After the previous patch, compress_zstd.c tends to produce data block
sizes around 128K, and we don't really have any control over that
unless we want to overrule ZSTD_CStreamOutSize().  Which seems like
a bad idea.  But let's try to align the other compression modes to
produce block sizes roughly comparable to that, so that pg_restore's
skip-data performance isn't enormously different for different modes.

gzip compression can be brought in line simply by setting
DEFAULT_IO_BUFFER_SIZE = 128K, which this patch does.  That
increases some unrelated buffer sizes, but none of them seem
problematic for modern platforms.

lz4's idea of appropriate block size is highly nonlinear:
if we just increase DEFAULT_IO_BUFFER_SIZE then the output
blocks end up around 200K.  I found that adjusting the slop
factor in LZ4State_compression_init was a not-too-ugly way
of bringing that number into line.

With compress = none you get data blocks the same sizes
as the table rows.  We could avoid that by introducing
an additional layer of buffering, but it's not clear to
me that that's a net win, so this patch doesn't do so.

Comments in compress_io.h and 002_pg_dump.pl suggest that if
we increase DEFAULT_IO_BUFFER_SIZE then we need to increase the
amount of data fed through the tests in order to improve coverage.
I've not done that here either.  In my view, the decompression side
of compress_lz4.c needs to be rewritten to be simpler, rather than
tested more.

Author: Tom Lane <tgl@sss.pgh.pa.us>
Discussion: https://postgr.es/m/3515357.1760128017@sss.pgh.pa.us
---
 src/bin/pg_dump/compress_io.h  | 2 +-
 src/bin/pg_dump/compress_lz4.c | 9 +++++++--
 2 files changed, 8 insertions(+), 3 deletions(-)

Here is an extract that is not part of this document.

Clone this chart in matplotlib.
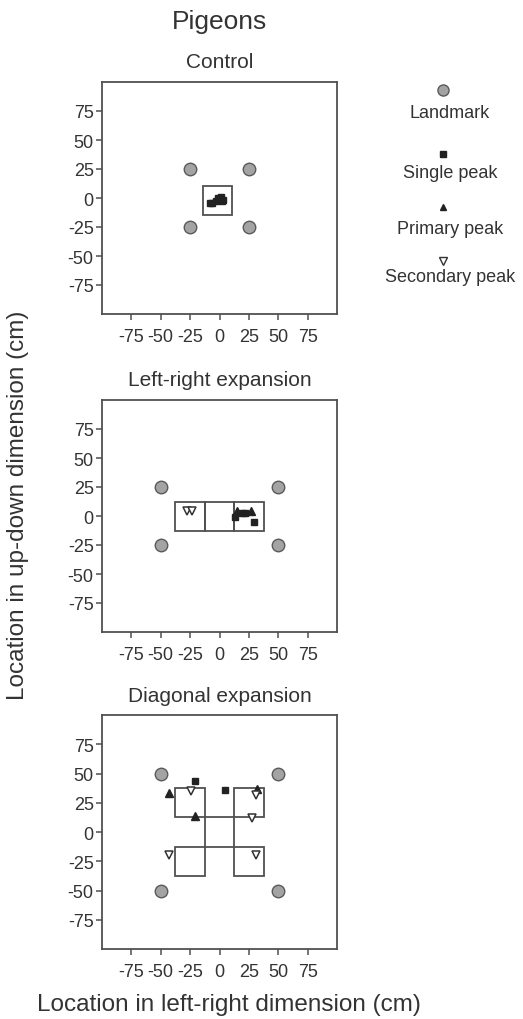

diff --git a/src/bin/pg_dump/compress_io.h b/src/bin/pg_dump/compress_io.h
index 25a7bf0904d..53cf8c9b03b 100644
--- a/src/bin/pg_dump/compress_io.h
+++ b/src/bin/pg_dump/compress_io.h
@@ -24,7 +24,7 @@
  * still exercise all the branches. This applies especially if the value is
  * increased, in which case the overflow buffer may not be needed.
  */
-#define DEFAULT_IO_BUFFER_SIZE	4096
+#define DEFAULT_IO_BUFFER_SIZE	(128 * 1024)
 
 extern char *supports_compression(const pg_compress_specification compression_spec);
 
diff --git a/src/bin/pg_dump/compress_lz4.c b/src/bin/pg_dump/compress_lz4.c
index 47ee2e4bbac..c9ea895c137 100644
--- a/src/bin/pg_dump/compress_lz4.c
+++ b/src/bin/pg_dump/compress_lz4.c
@@ -102,9 +102,14 @@ LZ4State_compression_init(LZ4State *state)
 	state->buflen = LZ4F_compressBound(DEFAULT_IO_BUFFER_SIZE, &state->prefs);
 
 	/*
-	 * Then double it, to ensure we're not forced to flush every time.
+	 * Add some slop to ensure we're not forced to flush every time.
+	 *
+	 * The present slop factor of 50% is chosen so that the typical output
+	 * block size is about 128K when DEFAULT_IO_BUFFER_SIZE = 128K.  We might
+	 * need a different slop factor to maintain that equivalence if
+	 * DEFAULT_IO_BUFFER_SIZE is changed dramatically.
 	 */
-	state->buflen *= 2;
+	state->buflen += state->buflen / 2;
 
 	/*
 	 * LZ4F_compressBegin requires a buffer that is greater or equal to
-- 
2.43.7